Assim como muitas pessoas negras já tiveram sua dose de sofrimento preenchida assistindo a produções que retratam a época da escravidão, eu confesso estar pouco inclinado a ver dramas gays que lembram um período de tanta morte e dor. Até hoje sentimos os efeitos dessa tragédia — e como queer não tem sossego, o medo de contrair HIV está sendo suplantado pelo de sofrer com as mudanças climáticas.

Ainda que a devastadora década de 1980 seja mais do mesmo, a série acerta e nos sensibiliza. O caminho até ali, todavia, tem tropeços.

Eu queria muito dizer o contrário, mas não gostei da atuação de Bailey. O seu tom parece acertado, mas o roteiro e a direção não ajudam em nada e fazem alguns momentos serem caricatos, como quando ele sai caminhando na beira da estrada furioso durante uma viagem.

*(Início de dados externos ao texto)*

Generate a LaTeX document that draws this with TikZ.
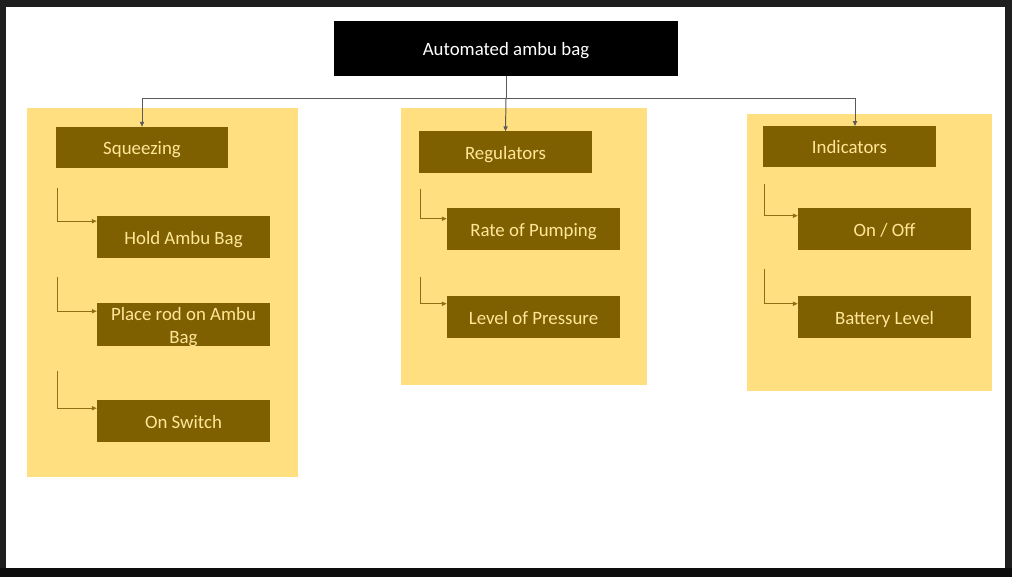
\documentclass[tikz,border=0pt]{standalone}
\usepackage{fontspec}
\setmainfont{Carlito}
\usetikzlibrary{arrows.meta,calc}
\definecolor{frame}{HTML}{1E1E1E}
\definecolor{panel}{HTML}{FFDF80}
\definecolor{bark}{HTML}{7F6000}
\definecolor{label}{HTML}{FFE699}
\definecolor{wire}{HTML}{5A5A5A}
\definecolor{twig}{HTML}{8F6E14}
\tikzset{
  task/.style={fill=bark, text=label, minimum width=4.325cm, minimum height=1.025cm,
    inner sep=0pt, align=center, text height=10.6pt, text depth=0pt,
    font=\fontsize{13.4}{16}\selectfont},
  head/.style={fill=black, text=white, minimum width=8.6cm, minimum height=1.375cm,
    inner sep=0pt, text height=10.6pt, text depth=0pt, font=\fontsize{13.4}{16}\selectfont},
  wirelink/.style={draw=wire, line width=0.7pt},
  twiglink/.style={draw=twig, line width=0.7pt, -{Triangle[length=3.5pt,width=3pt]}},
}
\begin{document}
\begin{tikzpicture}[x=0.025cm, y=-0.025cm]
      % frame and canvas
      \fill[frame] (0,0) rectangle (1012,577);
      \fill[black!95] (0,568) rectangle (1012,577);
      \fill[white] (6,7) rectangle (1005,568);
      \useasboundingbox (0,0) rectangle (1012,577);
      % panels
      \fill[panel] (27,108) rectangle (298,477);
      \fill[panel] (401,108) rectangle (647,385);
      \fill[panel] (747,114) rectangle (992,391);
      % boxes
      \node[head] (top) at (506,48.5) {Automated ambu bag};
      \node[task, minimum width=4.3cm] (squeeze) at (142,147.5) {Squeezing};
      \node[task] (hold) at (183.5,237) {Hold Ambu Bag};
      \node[task, minimum height=1.05cm, text height=26.6pt] (rod) at (183.5,324.5) {Place rod on Ambu\\Bag};
      \node[task] (switch) at (183.5,421) {On Switch};
      \node[task] (regul) at (505.5,152) {Regulators};
      \node[task, minimum height=1.05cm] (rate) at (533.5,229) {Rate of Pumping};
      \node[task, minimum height=1.05cm] (press) at (533.5,317) {Level of Pressure};
      \node[task] (indic) at (849.5,146.5) {Indicators};
      \node[task, minimum height=1.05cm] (onoff) at (884.5,229) {On / Off};
      \node[task, minimum height=1.05cm] (batt) at (884.5,317) {Battery Level};
      % top connectors
      \coordinate (bus) at (506,98);
      \coordinate (indtop) at (855,126);
      \begin{scope}[-{Triangle[length=3.5pt,width=3pt]}]
        \draw[wirelink,-] (top.south) -- (bus);
        \draw[wirelink] (bus) -| (squeeze.north);
        \draw[wirelink] (bus) -- (regul.north);
        \draw[wirelink] (bus) -| (indtop);
      \end{scope}
      % branch connectors
      \coordinate (s1) at (57,188);
      \coordinate (s2) at (57,277);
      \coordinate (s3) at (57,371);
      \coordinate (r1) at (420,189);
      \coordinate (r2) at (420,277);
      \coordinate (i1) at (764,184);
      \coordinate (i2) at (764,269);
      \draw[twiglink] (s1) |- ($(hold.north west)+(0,5)$);
      \draw[twiglink] (s2) |- ($(rod.north west)+(0,8)$);
      \draw[twiglink] (s3) |- ($(switch.north west)+(0,8)$);
      \draw[twiglink] (r1) |- ($(rate.north west)+(0,11)$);
      \draw[twiglink] (r2) |- ($(press.north west)+(0,8)$);
      \draw[twiglink] (i1) |- ($(onoff.north west)+(0,8)$);
      \draw[twiglink] (i2) |- ($(batt.north west)+(0,8)$);
    \end{tikzpicture}
\end{document}
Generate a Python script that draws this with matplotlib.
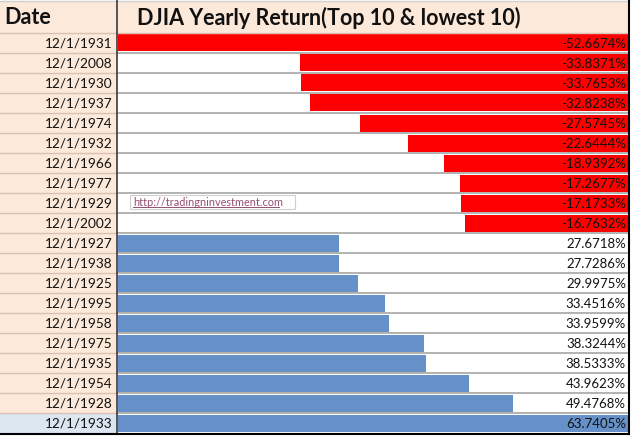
import matplotlib
matplotlib.use('Agg')
import matplotlib.pyplot as plt
from matplotlib.patches import Rectangle

# lowest 10 yearly returns (%)
dates_low = ['12/1/1931', '12/1/2008', '12/1/1930', '12/1/1937', '12/1/1974',
             '12/1/1932', '12/1/1966', '12/1/1977', '12/1/1929', '12/1/2002']
returns_low = [-52.6674, -33.8371, -33.7653, -32.8238, -27.5745,
               -22.6444, -18.9392, -17.2677, -17.1733, -16.7632]

# top 10 yearly returns (%)
dates_top = ['12/1/1927', '12/1/1938', '12/1/1925', '12/1/1995', '12/1/1958',
             '12/1/1975', '12/1/1935', '12/1/1954', '12/1/1928', '12/1/1933']
returns_top = [27.6718, 27.7286, 29.9975, 33.4516, 33.9599,
               38.3244, 38.5333, 43.9623, 49.4768, 63.7405]

col_titles = ['Date', 'DJIA Yearly Return(Top 10 & lowest 10)']
link = 'http://tradingninvestment.com'

dates = dates_low + dates_top
returns = returns_low + returns_top

plt.rcParams['font.family'] = ['Lato', 'DejaVu Sans']

fig = plt.figure(figsize=(6.4, 4.36), dpi=100)
ax = fig.add_axes([0, 0, 1, 1])
ax.set_xlim(0, 640)
ax.set_ylim(436, 0)
ax.axis('off')

# sheet geometry (pixels)
xb, xe = 117, 628
head_h, row_h = 33, 20
n = len(dates)
tops = [head_h + row_h * i for i in range(n)]
mids = [t + row_h / 2 for t in tops]
bottom = head_h + row_h * n

peach = '#FDE9D9'
ax.add_patch(Rectangle((0, 2), xe, head_h - 2, color=peach, lw=0))
ax.add_patch(Rectangle((0, head_h), xb, row_h * n, color=peach, lw=0))
ax.add_patch(Rectangle((0, tops[-1]), xb, row_h, color='#DCE6F1', lw=0))

# data bars, each group scaled to its own max
span = xe - xb - 1
m_low = max(abs(v) for v in returns_low)
m_top = max(returns_top)
w_low = [abs(v) / m_low * span for v in returns_low]
w_top = [v / m_top * span for v in returns_top]
ax.barh(mids[:10], [-w for w in w_low], left=xe - 0.5, height=row_h - 3,
        color='#FF0000', lw=0)
ax.barh(mids[10:], w_top, left=xb + 0.5, height=row_h - 3,
        color='#6591C8', lw=0)

# grid lines
for t in tops[1:]:
    ax.plot([xb, xe], [t, t], color='#A6A6A6', lw=1.2)
    ax.plot([0, xb], [t, t], color='#D8C2B6', lw=1)
ax.plot([0, xe], [head_h, head_h], color='#D8C2B6', lw=1)
ax.plot([0, xe], [1, 1], color='#D0D0D0', lw=1)
ax.plot([xb - 0.5, xb - 0.5], [0, bottom], color='#3A3A3A', lw=1.2)
ax.plot([xe + 0.5, xe + 0.5], [0, bottom + 1], color='#000000', lw=1.5)
ax.plot([0, xe + 1], [bottom + 1, bottom + 1], color='#000000', lw=1.5)

# header
ax.text(4, head_h / 2 + 1, col_titles[0], fontsize=15.5, fontweight='bold',
        ha='left', va='center', color='#111111')
ax.text(329, head_h / 2 + 1, col_titles[1], fontsize=15.5, fontweight='bold',
        ha='center', va='center', color='#111111')

# cell text
for d, v, y in zip(dates, returns, mids):
    ax.text(xb - 4, y + 0.5, d, fontsize=9.8, ha='right', va='center', color='#111111')
    ax.text(xe - 2, y + 0.5, '%.4f%%' % v, fontsize=9.5, ha='right', va='center',
            color='#111111')

# hyperlink text box
ax.add_patch(Rectangle((130, 195), 165, 14, facecolor='white',
                       edgecolor='#D0D0D0', lw=0.8))
ax.text(133, 202, link, fontsize=7.8, ha='left', va='center', color='#954F72')
ax.plot([133, 279], [206.5, 206.5], color='#954F72', lw=0.7)

fig.savefig('out.png', dpi=100)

Não há o que reclamar de Bomer, mas convenhamos que ele naturalmente já é essa pessoa sedutora, algo que vimos em White Collar, por exemplo. O ator só tem chance de mostrar a que veio nos poucos momentos de vulnerabilidade do personagem.

Ainda temos o casal de coadjuvantes. Os atores Jelani Alladin e Noah J. Ricketts estão bem nos papéis de Marcus e Frankie, um jornalista e uma drag queen que se apaixonam. Esse arco é tão bom e tão importante que levanta a questão: por que não ter uma série própria?

Recentemente, também vimos em Lessons in Chemistry uma coadjuvante negra com uma história própria tão impactante quanto a da pessoa branca protagonista. Poderiam dar a essas pessoas suas próprias atrações.

Quem também teve brilho próprio diminuído foi Allison Williams e sua personagem Lucy Smith. Ela é um bom lembrete de que as companheiras de homens enrustidos sofrem tanto quanto eles. Toda a família é afetada pela repressão. A interdição de um amor causa a impossibilidade de Lucy viver o seu próprio romance.

São tantas vidas afetadas pelo preconceito. O que mais dói na minissérie é se dar conta que essa história representa tantas outras parecidas que foram enterradas na ilegalidade. A História oficial é masculina, branca, heteronormativa e colonizadora. Precisamos desenterrar tantas outras Histórias que nos pertencem.